Output the records exactly. Include every line.

## DATA LINES
[START]

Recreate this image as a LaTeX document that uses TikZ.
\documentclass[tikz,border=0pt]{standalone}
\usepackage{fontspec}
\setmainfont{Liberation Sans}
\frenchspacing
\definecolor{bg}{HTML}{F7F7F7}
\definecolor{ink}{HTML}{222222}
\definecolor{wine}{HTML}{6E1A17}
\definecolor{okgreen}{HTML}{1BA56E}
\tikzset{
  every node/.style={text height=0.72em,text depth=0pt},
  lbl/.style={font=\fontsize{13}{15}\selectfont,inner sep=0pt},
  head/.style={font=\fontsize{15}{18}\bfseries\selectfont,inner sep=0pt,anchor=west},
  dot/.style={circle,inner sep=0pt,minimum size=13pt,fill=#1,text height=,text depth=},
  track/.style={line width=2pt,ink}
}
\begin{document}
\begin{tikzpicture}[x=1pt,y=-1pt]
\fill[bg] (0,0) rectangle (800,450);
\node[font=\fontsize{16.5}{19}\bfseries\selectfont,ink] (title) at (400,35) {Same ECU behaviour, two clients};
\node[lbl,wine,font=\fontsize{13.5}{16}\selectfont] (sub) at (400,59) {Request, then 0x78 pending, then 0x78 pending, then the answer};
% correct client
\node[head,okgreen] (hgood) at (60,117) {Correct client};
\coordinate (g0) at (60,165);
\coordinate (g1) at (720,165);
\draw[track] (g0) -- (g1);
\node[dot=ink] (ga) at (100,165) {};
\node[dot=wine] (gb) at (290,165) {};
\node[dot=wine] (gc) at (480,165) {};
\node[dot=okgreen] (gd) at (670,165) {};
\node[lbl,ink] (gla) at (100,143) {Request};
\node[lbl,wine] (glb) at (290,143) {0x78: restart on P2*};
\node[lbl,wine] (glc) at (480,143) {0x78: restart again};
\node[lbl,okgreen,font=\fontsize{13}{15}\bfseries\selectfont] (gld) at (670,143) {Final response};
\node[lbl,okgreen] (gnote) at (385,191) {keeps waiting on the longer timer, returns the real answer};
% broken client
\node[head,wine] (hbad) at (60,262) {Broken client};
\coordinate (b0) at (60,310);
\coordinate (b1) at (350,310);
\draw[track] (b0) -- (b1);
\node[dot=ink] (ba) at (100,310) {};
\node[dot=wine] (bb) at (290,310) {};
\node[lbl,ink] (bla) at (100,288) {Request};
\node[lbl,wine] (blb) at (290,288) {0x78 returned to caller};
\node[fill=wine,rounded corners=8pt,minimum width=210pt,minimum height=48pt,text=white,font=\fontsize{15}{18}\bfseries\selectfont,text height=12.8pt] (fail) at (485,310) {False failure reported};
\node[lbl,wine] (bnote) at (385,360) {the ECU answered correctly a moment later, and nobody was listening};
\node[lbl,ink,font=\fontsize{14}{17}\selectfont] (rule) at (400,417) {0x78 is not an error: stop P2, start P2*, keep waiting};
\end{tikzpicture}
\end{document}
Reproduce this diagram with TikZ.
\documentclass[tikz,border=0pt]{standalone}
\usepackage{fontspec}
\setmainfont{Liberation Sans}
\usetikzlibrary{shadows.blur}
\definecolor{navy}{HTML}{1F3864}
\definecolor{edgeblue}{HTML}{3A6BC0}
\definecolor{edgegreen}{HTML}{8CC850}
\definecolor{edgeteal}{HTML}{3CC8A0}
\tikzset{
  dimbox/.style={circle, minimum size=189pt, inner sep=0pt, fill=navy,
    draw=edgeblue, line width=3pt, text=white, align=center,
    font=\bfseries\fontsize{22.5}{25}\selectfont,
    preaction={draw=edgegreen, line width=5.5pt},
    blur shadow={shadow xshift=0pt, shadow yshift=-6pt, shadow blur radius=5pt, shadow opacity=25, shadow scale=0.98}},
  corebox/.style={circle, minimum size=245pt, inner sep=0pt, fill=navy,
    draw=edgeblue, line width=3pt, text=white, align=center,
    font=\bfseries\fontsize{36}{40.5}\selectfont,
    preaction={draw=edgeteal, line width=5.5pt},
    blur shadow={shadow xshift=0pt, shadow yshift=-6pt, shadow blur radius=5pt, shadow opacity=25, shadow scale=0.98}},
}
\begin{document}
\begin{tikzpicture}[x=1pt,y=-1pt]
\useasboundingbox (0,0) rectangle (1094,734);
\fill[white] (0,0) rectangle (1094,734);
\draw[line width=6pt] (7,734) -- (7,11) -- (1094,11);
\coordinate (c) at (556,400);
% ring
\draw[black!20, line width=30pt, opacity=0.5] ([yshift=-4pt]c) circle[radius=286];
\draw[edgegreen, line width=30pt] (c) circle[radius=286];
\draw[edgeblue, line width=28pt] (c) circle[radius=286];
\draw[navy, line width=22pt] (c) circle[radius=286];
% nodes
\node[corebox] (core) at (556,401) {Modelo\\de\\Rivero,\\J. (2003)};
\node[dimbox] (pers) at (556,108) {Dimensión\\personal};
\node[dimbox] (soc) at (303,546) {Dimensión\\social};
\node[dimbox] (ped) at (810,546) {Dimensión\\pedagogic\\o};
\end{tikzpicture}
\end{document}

[END]

## FULL SOLUTION
Recreate this image as a LaTeX document that uses TikZ.
\documentclass[tikz,border=0pt]{standalone}
\usepackage{fontspec}
\setmainfont{Liberation Sans}
\frenchspacing
\definecolor{bg}{HTML}{F7F7F7}
\definecolor{ink}{HTML}{222222}
\definecolor{wine}{HTML}{6E1A17}
\definecolor{okgreen}{HTML}{1BA56E}
\tikzset{
  every node/.style={text height=0.72em,text depth=0pt},
  lbl/.style={font=\fontsize{13}{15}\selectfont,inner sep=0pt},
  head/.style={font=\fontsize{15}{18}\bfseries\selectfont,inner sep=0pt,anchor=west},
  dot/.style={circle,inner sep=0pt,minimum size=13pt,fill=#1,text height=,text depth=},
  track/.style={line width=2pt,ink}
}
\begin{document}
\begin{tikzpicture}[x=1pt,y=-1pt]
\fill[bg] (0,0) rectangle (800,450);
\node[font=\fontsize{16.5}{19}\bfseries\selectfont,ink] (title) at (400,35) {Same ECU behaviour, two clients};
\node[lbl,wine,font=\fontsize{13.5}{16}\selectfont] (sub) at (400,59) {Request, then 0x78 pending, then 0x78 pending, then the answer};
% correct client
\node[head,okgreen] (hgood) at (60,117) {Correct client};
\coordinate (g0) at (60,165);
\coordinate (g1) at (720,165);
\draw[track] (g0) -- (g1);
\node[dot=ink] (ga) at (100,165) {};
\node[dot=wine] (gb) at (290,165) {};
\node[dot=wine] (gc) at (480,165) {};
\node[dot=okgreen] (gd) at (670,165) {};
\node[lbl,ink] (gla) at (100,143) {Request};
\node[lbl,wine] (glb) at (290,143) {0x78: restart on P2*};
\node[lbl,wine] (glc) at (480,143) {0x78: restart again};
\node[lbl,okgreen,font=\fontsize{13}{15}\bfseries\selectfont] (gld) at (670,143) {Final response};
\node[lbl,okgreen] (gnote) at (385,191) {keeps waiting on the longer timer, returns the real answer};
% broken client
\node[head,wine] (hbad) at (60,262) {Broken client};
\coordinate (b0) at (60,310);
\coordinate (b1) at (350,310);
\draw[track] (b0) -- (b1);
\node[dot=ink] (ba) at (100,310) {};
\node[dot=wine] (bb) at (290,310) {};
\node[lbl,ink] (bla) at (100,288) {Request};
\node[lbl,wine] (blb) at (290,288) {0x78 returned to caller};
\node[fill=wine,rounded corners=8pt,minimum width=210pt,minimum height=48pt,text=white,font=\fontsize{15}{18}\bfseries\selectfont,text height=12.8pt] (fail) at (485,310) {False failure reported};
\node[lbl,wine] (bnote) at (385,360) {the ECU answered correctly a moment later, and nobody was listening};
\node[lbl,ink,font=\fontsize{14}{17}\selectfont] (rule) at (400,417) {0x78 is not an error: stop P2, start P2*, keep waiting};
\end{tikzpicture}
\end{document}
Reproduce this diagram with TikZ.
\documentclass[tikz,border=0pt]{standalone}
\usepackage{fontspec}
\setmainfont{Liberation Sans}
\usetikzlibrary{shadows.blur}
\definecolor{navy}{HTML}{1F3864}
\definecolor{edgeblue}{HTML}{3A6BC0}
\definecolor{edgegreen}{HTML}{8CC850}
\definecolor{edgeteal}{HTML}{3CC8A0}
\tikzset{
  dimbox/.style={circle, minimum size=189pt, inner sep=0pt, fill=navy,
    draw=edgeblue, line width=3pt, text=white, align=center,
    font=\bfseries\fontsize{22.5}{25}\selectfont,
    preaction={draw=edgegreen, line width=5.5pt},
    blur shadow={shadow xshift=0pt, shadow yshift=-6pt, shadow blur radius=5pt, shadow opacity=25, shadow scale=0.98}},
  corebox/.style={circle, minimum size=245pt, inner sep=0pt, fill=navy,
    draw=edgeblue, line width=3pt, text=white, align=center,
    font=\bfseries\fontsize{36}{40.5}\selectfont,
    preaction={draw=edgeteal, line width=5.5pt},
    blur shadow={shadow xshift=0pt, shadow yshift=-6pt, shadow blur radius=5pt, shadow opacity=25, shadow scale=0.98}},
}
\begin{document}
\begin{tikzpicture}[x=1pt,y=-1pt]
\useasboundingbox (0,0) rectangle (1094,734);
\fill[white] (0,0) rectangle (1094,734);
\draw[line width=6pt] (7,734) -- (7,11) -- (1094,11);
\coordinate (c) at (556,400);
% ring
\draw[black!20, line width=30pt, opacity=0.5] ([yshift=-4pt]c) circle[radius=286];
\draw[edgegreen, line width=30pt] (c) circle[radius=286];
\draw[edgeblue, line width=28pt] (c) circle[radius=286];
\draw[navy, line width=22pt] (c) circle[radius=286];
% nodes
\node[corebox] (core) at (556,401) {Modelo\\de\\Rivero,\\J. (2003)};
\node[dimbox] (pers) at (556,108) {Dimensión\\personal};
\node[dimbox] (soc) at (303,546) {Dimensión\\social};
\node[dimbox] (ped) at (810,546) {Dimensión\\pedagogic\\o};
\end{tikzpicture}
\end{document}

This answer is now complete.